We can get a list of these elements using find_elements_by_css_selector(), but what we want is the src attribute of each element. So, we can iterate over the list and grab those:

import time
from selenium import webdriver

url = "https://unsplash.com"

driver = webdriver.Firefox(executable_path=r'geckodriver.exe')
driver.get(url)

driver.execute_script("window.scrollTo(0,1000);")
time.sleep(5)
# Select image elements and print their URLs
image_elements = driver.find_elements_by_css_selector("#gridMulti img")
for image_element in image_elements:
    image_url = image_element.get_attribute("src")
print(image_url)

Now, to actually get the images we found. For this, we will use requests and part of the PIL package, namely Image.

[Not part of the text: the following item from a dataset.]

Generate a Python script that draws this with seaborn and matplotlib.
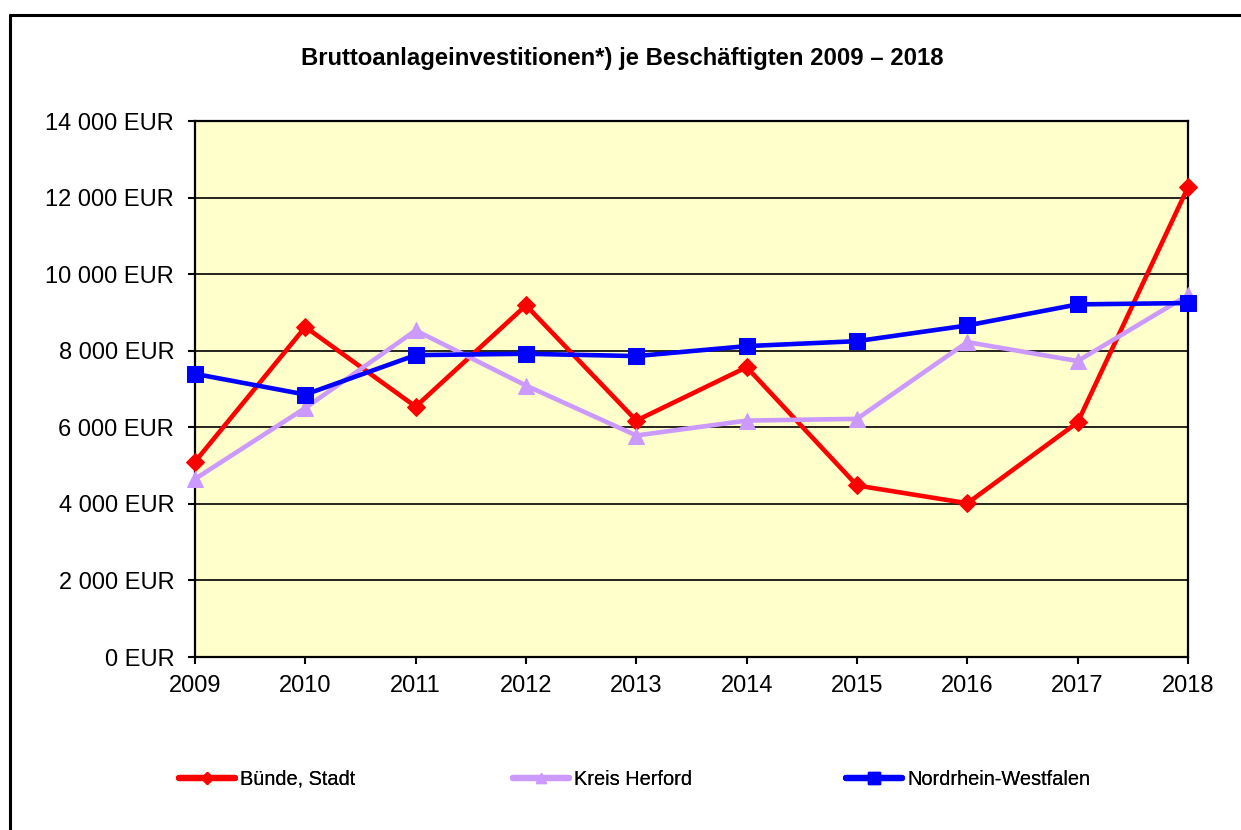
import seaborn as sns
import pandas as pd
import matplotlib.pyplot as plt
from matplotlib.ticker import FuncFormatter
from matplotlib.lines import Line2D

sns.set_style("white")
plt.rcParams["font.family"] = ["Liberation Sans", "DejaVu Sans"]
plt.rcParams["text.color"] = "black"

years = [2009, 2010, 2011, 2012, 2013, 2014, 2015, 2016, 2017, 2018]
buende = [5100, 8620, 6540, 9185, 6175, 7570, 4480, 4015, 6130, 12270]
herford = [4650, 6505, 8530, 7090, 5785, 6175, 6220, 8225, 7730, 9450]
nrw = [7395, 6855, 7885, 7920, 7860, 8120, 8250, 8660, 9210, 9245]
names = ["Bünde, Stadt", "Kreis Herford", "Nordrhein-Westfalen"]
colors = ["#FF0000", "#CC99FF", "#0000FF"]
markers = ["D", "^", "s"]
msizes = [9, 11, 11.5]

df = pd.DataFrame({"Jahr": years, names[0]: buende, names[1]: herford, names[2]: nrw})

fig = plt.figure(figsize=(12.41, 8.30), dpi=100)
ax = fig.add_axes([195 / 1241, 1 - 657 / 830, 993 / 1241, 536 / 830])
ax.set_facecolor("#FFFFCC")

for i, name in enumerate(names):
    sns.lineplot(data=df, x="Jahr", y=name, ax=ax, color=colors[i], marker=markers[i],
                 markersize=msizes[i], markeredgecolor=colors[i], linewidth=3.3,
                 zorder=3 + i, clip_on=False, legend=False)

ax.set_xlim(2009, 2018)
ax.set_ylim(0, 14000)
ax.set_xticks(years)
ax.set_yticks(range(0, 14001, 2000))
ax.yaxis.set_major_formatter(FuncFormatter(lambda v, p: f"{v:,.0f}".replace(",", " ") + " EUR"))
ax.grid(axis="y", color="black", linewidth=1.2)
ax.grid(axis="x", visible=False)
ax.set_xlabel("")
ax.set_ylabel("")
ax.tick_params(axis="both", which="major", bottom=True, left=True, direction="out", length=5,
               width=1.5, color="black", labelcolor="black", labelsize=17)
ax.tick_params(axis="y", pad=10)
ax.tick_params(axis="x", pad=8)
for s in ax.spines.values():
    s.set_color("black")
    s.set_linewidth(1.6)

# Legende: drei Einträge mit eigenen Positionen wie im Original
legend_x = [179, 513, 846]
for i in range(3):
    h = Line2D([], [], color=colors[i], marker=markers[i], markersize=msizes[i] * 0.7,
               markeredgecolor=colors[i], linewidth=4.5, solid_capstyle="round")
    leg = fig.legend([h], [names[i]], loc="center left",
                     bbox_to_anchor=(legend_x[i] / 1241, 1 - 779 / 830), frameon=False,
                     fontsize=14.4, handlelength=2.8, handletextpad=0.25,
                     borderpad=0, borderaxespad=0)
    fig.add_artist(leg)

fig.text(0.5015, 1 - 58 / 830, "Bruttoanlageinvestitionen*) je Beschäftigten 2009 – 2018",
         ha="center", va="center", fontsize=17.2, fontweight="bold", color="black")

# Rahmen um das Diagramm
fig.add_artist(Line2D([10 / 1241, 1], [1 - 15 / 830, 1 - 15 / 830], color="black", linewidth=2.2,
                      transform=fig.transFigure))
fig.add_artist(Line2D([10 / 1241, 10 / 1241], [0, 1 - 15 / 830], color="black", linewidth=2.2,
                      transform=fig.transFigure))

plt.savefig("out.png", dpi=100)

We also want to use BytesIO from io to write the images to a ./images/ folder that we will create inside our project folder. So, to put this all together, we need to send an HTTP GET request to the URL of each image and then, using Image and BytesIO, we will store the image that we get in the response. Here’s one way to do this:

import requests
import time
from selenium import webdriver
from PIL import Image
from io import BytesIO

url = "https://unsplash.com"

driver = webdriver.Firefox(executable_path=r'geckodriver.exe')
driver.get(url)

driver.execute_script("window.scrollTo(0,1000);")
time.sleep(5)
image_elements = driver.find_elements_by_css_selector("#gridMulti img")
i = 0

for image_element in image_elements:
    image_url = image_element.get_attribute("src")
    # Send an HTTP GET request, get and save the image from the response
    image_object = requests.get(image_url)
    image = Image.open(BytesIO(image_object.content))
    image.save("./images/image" + str(i) + "." + image.format, image.format)
i += 1

That’s pretty much all you need to get a bunch of free images downloaded. Obviously, unless you want to prototype a design and you just need random images, this little scraper isn’t of much use. So, I took some time to improve it, by adding a few more features:

  • Command line arguments that allow the user to specify a search query , as well as a numeric value for scrolling, which allows the page to display more images for downloading.
  • Customizable CSS selector.
  • Customized result folders , based on search queries.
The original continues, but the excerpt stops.